The triumvirate of Hooks, Ward, and Gerald Krone sat down one night in the Orchidia restaurant, Second Avenue and 9th Street — “later, one of the first victims of gentrification” — to formulate a concrete proposal.

And, to make a long story short, received from the Ford Foundation something over $400,000 up front, and around a million and a half over three years, to bring forth the Negro Ensemble Company.

“How did Gerry Krone get involved? Very simply,” says Ward. “When Bobby said he was going to produce both those plays together, I thought he was crazy. He didn’t have a dime. We needed a manager.

“Gerald Krone and Dorothy Olim — as Krone & Olim — managed 90 percent of all off-Broadway shows in those years. Gerry got hooked on my outline of what could be as a part of black theater. He got hooked. It became his own mission.

“Whereas I was the visionary, the artist, the creative force — all of that shit. But oh God, we got blasted on all sides. Before all this, I was considered the goodest guy. As soon as it was announced that we’d got the money, I became the chief villain.

“We got blasted for not being up in Harlem but down in the Village — well, okay, the East Village. For the third person being a white person. And for using the word Negro — you may remember this was during the sea change from Negro to black.

“Bobby and Gerry said: ‘Why don’t we change to black?’’ I said: ‘No, we’re not going to change, that would signal that we were vulnerable to outside pressure about the content of our work. Our work will define us. The moment we do good theater, all that stuff will go away.’ ”

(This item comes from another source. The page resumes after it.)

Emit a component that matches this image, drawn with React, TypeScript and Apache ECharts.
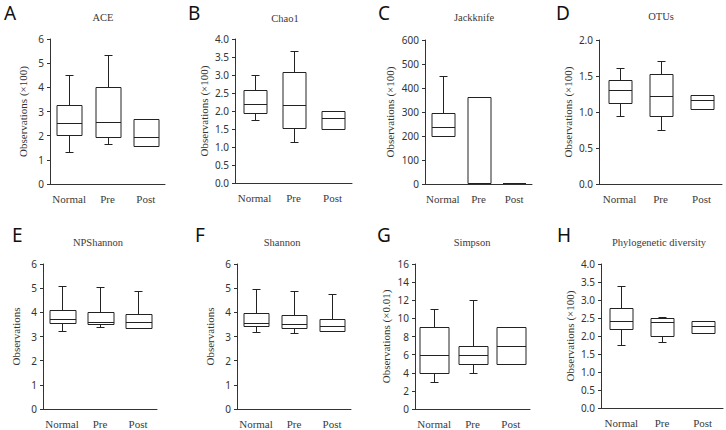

Douglas Turner Ward is a tough old lion indeed. Born May 5, 1930, in Burnside, Louisiana, he grew up in New Orleans, where his plantation-worker parents became tailors “and my mother a brilliant seamstress.”

It was at Wilberforce University, in Xemia, Ohio, that he “got hooked on theater for all the wrong reasons.” Namely, girls.

Lucky for all of us, black or white — for all the right reasos.